§ Task to complete: Would you transcribe the whole listing exactly, minus its pictures?
-- start Information supplied --
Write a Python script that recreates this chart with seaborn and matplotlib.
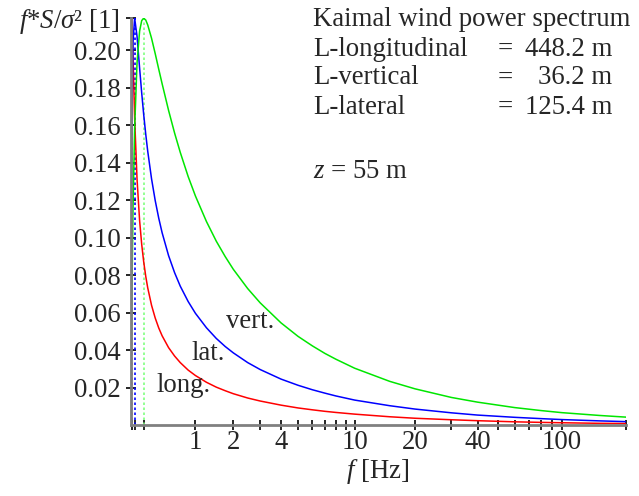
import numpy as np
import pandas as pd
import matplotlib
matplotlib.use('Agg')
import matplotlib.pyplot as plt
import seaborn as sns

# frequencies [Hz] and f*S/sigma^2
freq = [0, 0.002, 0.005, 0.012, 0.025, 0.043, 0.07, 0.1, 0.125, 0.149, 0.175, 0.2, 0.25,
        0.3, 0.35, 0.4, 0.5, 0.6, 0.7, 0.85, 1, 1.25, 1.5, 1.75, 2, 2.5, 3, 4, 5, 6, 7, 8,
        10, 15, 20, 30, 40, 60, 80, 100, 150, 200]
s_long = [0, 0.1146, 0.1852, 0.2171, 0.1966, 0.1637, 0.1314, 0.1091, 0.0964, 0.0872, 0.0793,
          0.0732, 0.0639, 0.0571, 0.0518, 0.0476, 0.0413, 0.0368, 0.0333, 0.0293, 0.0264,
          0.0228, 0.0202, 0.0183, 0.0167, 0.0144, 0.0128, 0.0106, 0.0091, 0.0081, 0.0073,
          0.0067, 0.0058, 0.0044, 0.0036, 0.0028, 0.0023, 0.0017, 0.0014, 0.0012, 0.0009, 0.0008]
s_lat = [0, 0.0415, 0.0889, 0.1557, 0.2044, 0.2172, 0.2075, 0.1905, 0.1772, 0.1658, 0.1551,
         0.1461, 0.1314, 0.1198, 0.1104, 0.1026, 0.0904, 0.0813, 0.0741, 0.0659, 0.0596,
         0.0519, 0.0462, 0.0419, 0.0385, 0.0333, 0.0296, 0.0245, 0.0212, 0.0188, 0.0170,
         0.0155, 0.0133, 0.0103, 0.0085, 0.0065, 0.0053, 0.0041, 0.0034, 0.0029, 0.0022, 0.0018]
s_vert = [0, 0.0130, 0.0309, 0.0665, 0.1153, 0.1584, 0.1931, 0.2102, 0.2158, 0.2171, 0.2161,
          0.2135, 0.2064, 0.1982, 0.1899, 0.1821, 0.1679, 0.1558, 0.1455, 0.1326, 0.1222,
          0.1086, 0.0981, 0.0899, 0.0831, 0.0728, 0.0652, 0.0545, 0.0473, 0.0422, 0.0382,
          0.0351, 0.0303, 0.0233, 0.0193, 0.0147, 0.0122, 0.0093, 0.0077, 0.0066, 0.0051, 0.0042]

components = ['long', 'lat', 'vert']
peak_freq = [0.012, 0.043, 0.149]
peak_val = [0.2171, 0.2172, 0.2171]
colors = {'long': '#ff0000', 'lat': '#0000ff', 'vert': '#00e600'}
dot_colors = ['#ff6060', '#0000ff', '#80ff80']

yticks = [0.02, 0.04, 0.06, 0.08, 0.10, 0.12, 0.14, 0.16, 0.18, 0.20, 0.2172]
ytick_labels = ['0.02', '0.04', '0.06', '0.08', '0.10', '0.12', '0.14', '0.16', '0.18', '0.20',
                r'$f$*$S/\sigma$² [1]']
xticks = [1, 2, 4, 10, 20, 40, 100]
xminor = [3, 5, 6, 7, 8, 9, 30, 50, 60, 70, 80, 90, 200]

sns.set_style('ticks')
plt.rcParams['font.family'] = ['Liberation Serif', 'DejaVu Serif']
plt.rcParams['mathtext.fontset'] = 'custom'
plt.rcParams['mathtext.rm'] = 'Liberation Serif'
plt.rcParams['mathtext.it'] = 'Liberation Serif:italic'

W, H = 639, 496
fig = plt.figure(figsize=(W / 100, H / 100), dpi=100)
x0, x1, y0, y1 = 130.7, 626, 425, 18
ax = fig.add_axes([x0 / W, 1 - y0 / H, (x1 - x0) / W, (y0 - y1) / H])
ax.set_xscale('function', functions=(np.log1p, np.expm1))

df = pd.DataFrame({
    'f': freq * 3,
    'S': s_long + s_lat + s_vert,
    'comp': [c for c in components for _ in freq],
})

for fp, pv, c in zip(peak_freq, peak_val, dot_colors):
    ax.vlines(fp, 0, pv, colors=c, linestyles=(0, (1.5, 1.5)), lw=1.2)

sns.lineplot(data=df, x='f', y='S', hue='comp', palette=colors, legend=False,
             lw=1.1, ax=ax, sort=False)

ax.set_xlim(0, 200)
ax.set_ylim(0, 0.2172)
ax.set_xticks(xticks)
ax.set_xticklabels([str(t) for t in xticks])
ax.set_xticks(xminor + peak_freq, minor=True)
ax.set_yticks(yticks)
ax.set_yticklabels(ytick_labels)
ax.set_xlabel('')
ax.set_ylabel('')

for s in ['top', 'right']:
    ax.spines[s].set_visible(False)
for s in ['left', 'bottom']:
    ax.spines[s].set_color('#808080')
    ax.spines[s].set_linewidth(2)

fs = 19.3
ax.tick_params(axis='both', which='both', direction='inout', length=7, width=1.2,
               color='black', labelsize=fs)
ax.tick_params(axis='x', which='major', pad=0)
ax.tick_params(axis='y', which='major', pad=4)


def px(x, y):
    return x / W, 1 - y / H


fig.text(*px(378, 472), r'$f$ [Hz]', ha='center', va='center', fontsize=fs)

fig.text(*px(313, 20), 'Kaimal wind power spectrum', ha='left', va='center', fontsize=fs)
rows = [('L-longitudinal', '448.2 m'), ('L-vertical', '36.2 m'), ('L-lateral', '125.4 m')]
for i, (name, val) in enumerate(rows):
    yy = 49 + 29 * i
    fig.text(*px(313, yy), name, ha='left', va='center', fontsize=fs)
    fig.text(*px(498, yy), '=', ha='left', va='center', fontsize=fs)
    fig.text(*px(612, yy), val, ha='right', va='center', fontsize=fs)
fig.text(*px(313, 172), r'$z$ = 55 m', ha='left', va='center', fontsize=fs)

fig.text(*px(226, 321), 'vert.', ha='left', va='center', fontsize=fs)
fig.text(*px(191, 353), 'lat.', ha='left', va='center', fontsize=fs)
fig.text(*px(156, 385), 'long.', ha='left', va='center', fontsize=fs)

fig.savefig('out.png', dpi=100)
-- end Information supplied --
§ Exercise response:
Write a Python script that recreates this chart with seaborn and matplotlib.
import numpy as np
import pandas as pd
import matplotlib
matplotlib.use('Agg')
import matplotlib.pyplot as plt
import seaborn as sns

# frequencies [Hz] and f*S/sigma^2
freq = [0, 0.002, 0.005, 0.012, 0.025, 0.043, 0.07, 0.1, 0.125, 0.149, 0.175, 0.2, 0.25,
        0.3, 0.35, 0.4, 0.5, 0.6, 0.7, 0.85, 1, 1.25, 1.5, 1.75, 2, 2.5, 3, 4, 5, 6, 7, 8,
        10, 15, 20, 30, 40, 60, 80, 100, 150, 200]
s_long = [0, 0.1146, 0.1852, 0.2171, 0.1966, 0.1637, 0.1314, 0.1091, 0.0964, 0.0872, 0.0793,
          0.0732, 0.0639, 0.0571, 0.0518, 0.0476, 0.0413, 0.0368, 0.0333, 0.0293, 0.0264,
          0.0228, 0.0202, 0.0183, 0.0167, 0.0144, 0.0128, 0.0106, 0.0091, 0.0081, 0.0073,
          0.0067, 0.0058, 0.0044, 0.0036, 0.0028, 0.0023, 0.0017, 0.0014, 0.0012, 0.0009, 0.0008]
s_lat = [0, 0.0415, 0.0889, 0.1557, 0.2044, 0.2172, 0.2075, 0.1905, 0.1772, 0.1658, 0.1551,
         0.1461, 0.1314, 0.1198, 0.1104, 0.1026, 0.0904, 0.0813, 0.0741, 0.0659, 0.0596,
         0.0519, 0.0462, 0.0419, 0.0385, 0.0333, 0.0296, 0.0245, 0.0212, 0.0188, 0.0170,
         0.0155, 0.0133, 0.0103, 0.0085, 0.0065, 0.0053, 0.0041, 0.0034, 0.0029, 0.0022, 0.0018]
s_vert = [0, 0.0130, 0.0309, 0.0665, 0.1153, 0.1584, 0.1931, 0.2102, 0.2158, 0.2171, 0.2161,
          0.2135, 0.2064, 0.1982, 0.1899, 0.1821, 0.1679, 0.1558, 0.1455, 0.1326, 0.1222,
          0.1086, 0.0981, 0.0899, 0.0831, 0.0728, 0.0652, 0.0545, 0.0473, 0.0422, 0.0382,
          0.0351, 0.0303, 0.0233, 0.0193, 0.0147, 0.0122, 0.0093, 0.0077, 0.0066, 0.0051, 0.0042]

components = ['long', 'lat', 'vert']
peak_freq = [0.012, 0.043, 0.149]
peak_val = [0.2171, 0.2172, 0.2171]
colors = {'long': '#ff0000', 'lat': '#0000ff', 'vert': '#00e600'}
dot_colors = ['#ff6060', '#0000ff', '#80ff80']

yticks = [0.02, 0.04, 0.06, 0.08, 0.10, 0.12, 0.14, 0.16, 0.18, 0.20, 0.2172]
ytick_labels = ['0.02', '0.04', '0.06', '0.08', '0.10', '0.12', '0.14', '0.16', '0.18', '0.20',
                r'$f$*$S/\sigma$² [1]']
xticks = [1, 2, 4, 10, 20, 40, 100]
xminor = [3, 5, 6, 7, 8, 9, 30, 50, 60, 70, 80, 90, 200]

sns.set_style('ticks')
plt.rcParams['font.family'] = ['Liberation Serif', 'DejaVu Serif']
plt.rcParams['mathtext.fontset'] = 'custom'
plt.rcParams['mathtext.rm'] = 'Liberation Serif'
plt.rcParams['mathtext.it'] = 'Liberation Serif:italic'

W, H = 639, 496
fig = plt.figure(figsize=(W / 100, H / 100), dpi=100)
x0, x1, y0, y1 = 130.7, 626, 425, 18
ax = fig.add_axes([x0 / W, 1 - y0 / H, (x1 - x0) / W, (y0 - y1) / H])
ax.set_xscale('function', functions=(np.log1p, np.expm1))

df = pd.DataFrame({
    'f': freq * 3,
    'S': s_long + s_lat + s_vert,
    'comp': [c for c in components for _ in freq],
})

for fp, pv, c in zip(peak_freq, peak_val, dot_colors):
    ax.vlines(fp, 0, pv, colors=c, linestyles=(0, (1.5, 1.5)), lw=1.2)

sns.lineplot(data=df, x='f', y='S', hue='comp', palette=colors, legend=False,
             lw=1.1, ax=ax, sort=False)

ax.set_xlim(0, 200)
ax.set_ylim(0, 0.2172)
ax.set_xticks(xticks)
ax.set_xticklabels([str(t) for t in xticks])
ax.set_xticks(xminor + peak_freq, minor=True)
ax.set_yticks(yticks)
ax.set_yticklabels(ytick_labels)
ax.set_xlabel('')
ax.set_ylabel('')

for s in ['top', 'right']:
    ax.spines[s].set_visible(False)
for s in ['left', 'bottom']:
    ax.spines[s].set_color('#808080')
    ax.spines[s].set_linewidth(2)

fs = 19.3
ax.tick_params(axis='both', which='both', direction='inout', length=7, width=1.2,
               color='black', labelsize=fs)
ax.tick_params(axis='x', which='major', pad=0)
ax.tick_params(axis='y', which='major', pad=4)


def px(x, y):
    return x / W, 1 - y / H


fig.text(*px(378, 472), r'$f$ [Hz]', ha='center', va='center', fontsize=fs)

fig.text(*px(313, 20), 'Kaimal wind power spectrum', ha='left', va='center', fontsize=fs)
rows = [('L-longitudinal', '448.2 m'), ('L-vertical', '36.2 m'), ('L-lateral', '125.4 m')]
for i, (name, val) in enumerate(rows):
    yy = 49 + 29 * i
    fig.text(*px(313, yy), name, ha='left', va='center', fontsize=fs)
    fig.text(*px(498, yy), '=', ha='left', va='center', fontsize=fs)
    fig.text(*px(612, yy), val, ha='right', va='center', fontsize=fs)
fig.text(*px(313, 172), r'$z$ = 55 m', ha='left', va='center', fontsize=fs)

fig.text(*px(226, 321), 'vert.', ha='left', va='center', fontsize=fs)
fig.text(*px(191, 353), 'lat.', ha='left', va='center', fontsize=fs)
fig.text(*px(156, 385), 'long.', ha='left', va='center', fontsize=fs)

fig.savefig('out.png', dpi=100)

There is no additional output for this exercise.